## Data segment
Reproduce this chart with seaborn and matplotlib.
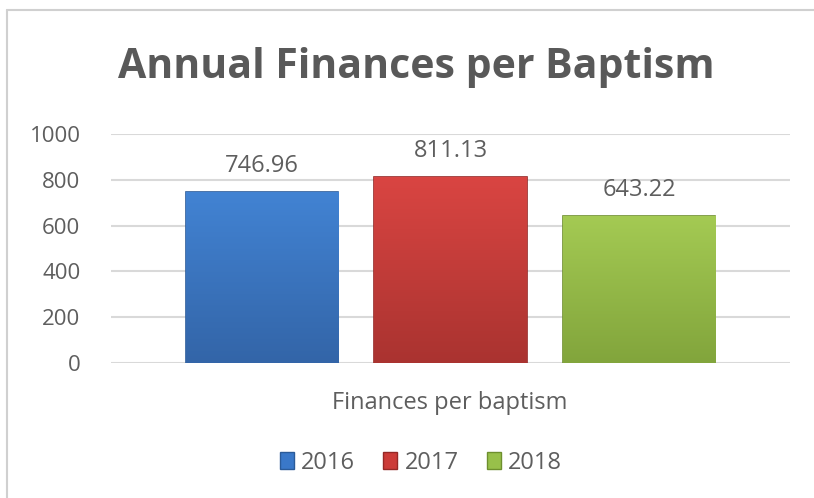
import matplotlib
matplotlib.use("Agg")
import matplotlib.pyplot as plt
import seaborn as sns
import pandas as pd
import numpy as np
from matplotlib.lines import Line2D
from matplotlib.colors import LinearSegmentedColormap

categories = ["Finances per baptism"]
years = ["2016", "2017", "2018"]
values = [746.96, 811.13, 643.22]
colors = ["#3A78C9", "#CC3B38", "#98C04A"]
top_colors = ["#4283D3", "#D94542", "#A4CA53"]
bottom_colors = ["#3365A8", "#AA3330", "#82A53C"]
edge_colors = ["#2B5B99", "#952826", "#6E8F2E"]
yticks = [0, 200, 400, 600, 800, 1000]

df = pd.DataFrame({"category": categories * len(years), "year": years, "value": values})

sns.set_theme(style="white")
plt.rcParams["font.family"] = ["Open Sans", "DejaVu Sans"]
grey = "#5E5E5E"

fig = plt.figure(figsize=(8.14, 4.98), dpi=100)
ax = fig.add_axes([111/814, 1-363/498, (790-111)/814, (363-134)/498])

sns.barplot(data=df, x="category", y="value", hue="year", palette=colors,
            width=0.833, gap=0.19, ax=ax, legend=True, saturation=1)

grad = np.linspace(1, 0, 100).reshape(-1, 1)
for p, ec, tc, bc in zip(ax.patches, edge_colors, top_colors, bottom_colors):
    p.set_edgecolor(ec)
    p.set_linewidth(1.2)
    x0, y0 = p.get_x(), p.get_y()
    w, h = p.get_width(), p.get_height()
    cmap = LinearSegmentedColormap.from_list("g", [bc, tc])
    im = ax.imshow(grad, extent=(x0, x0 + w, y0, y0 + h), cmap=cmap,
                   aspect="auto", zorder=p.get_zorder() + 0.1, origin="upper",
                   vmin=0, vmax=1)
    im.set_clip_path(p)

for cont in ax.containers:
    ax.bar_label(cont, labels=[f"{v:.2f}" for v in cont.datavalues], padding=10,
                 fontsize=17, color=grey)

ax.set_ylim(0, 1000)
ax.set_xlim(-0.5, 0.5)
ax.set_yticks(yticks)
ax.set_yticklabels([str(t) for t in yticks], fontsize=16, color=grey)
ax.tick_params(axis="y", length=0, pad=22)
ax.tick_params(axis="x", length=0)
ax.set_xticklabels([])
ax.set_xlabel("")
ax.set_ylabel("")
ax.yaxis.grid(True, color="#D9D9D9", linewidth=1.5)
ax.set_axisbelow(True)
for s in ax.spines.values():
    s.set_visible(False)

fig.text(450/814, 1-403/498, "Finances per baptism", ha="center", va="center",
         fontsize=17, color=grey)
fig.text(416/814, 1-68/498, "Annual Finances per Baptism", ha="center", va="center",
         fontsize=29.5, fontweight="bold", color="#595959")

leg = ax.legend(loc="center", bbox_to_anchor=(421/814, 1-463/498),
                bbox_transform=fig.transFigure, ncol=3, frameon=False,
                fontsize=17, handlelength=0.6, handleheight=0.75,
                handletextpad=0.3, columnspacing=1.2)
for t in leg.get_texts():
    t.set_color(grey)
for h, ec in zip(leg.legend_handles, edge_colors):
    h.set_edgecolor(ec)

fig.add_artist(Line2D([7/814, 7/814], [0, 1-10/498], transform=fig.transFigure,
                      color="#D0D0D0", linewidth=1.5))
fig.add_artist(Line2D([7/814, 1], [1-10/498, 1-10/498], transform=fig.transFigure,
                      color="#D0D0D0", linewidth=1.5))

fig.savefig("out.png", dpi=100)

## Your instructions
Return only the lines running from the top of the data to the line that holds "yticks = [0, 200, 400, 600, 800, 1000]". Include both of those lines, but skip the pictures.

## Solution
Reproduce this chart with seaborn and matplotlib.
import matplotlib
matplotlib.use("Agg")
import matplotlib.pyplot as plt
import seaborn as sns
import pandas as pd
import numpy as np
from matplotlib.lines import Line2D
from matplotlib.colors import LinearSegmentedColormap

categories = ["Finances per baptism"]
years = ["2016", "2017", "2018"]
values = [746.96, 811.13, 643.22]
colors = ["#3A78C9", "#CC3B38", "#98C04A"]
top_colors = ["#4283D3", "#D94542", "#A4CA53"]
bottom_colors = ["#3365A8", "#AA3330", "#82A53C"]
edge_colors = ["#2B5B99", "#952826", "#6E8F2E"]
yticks = [0, 200, 400, 600, 800, 1000]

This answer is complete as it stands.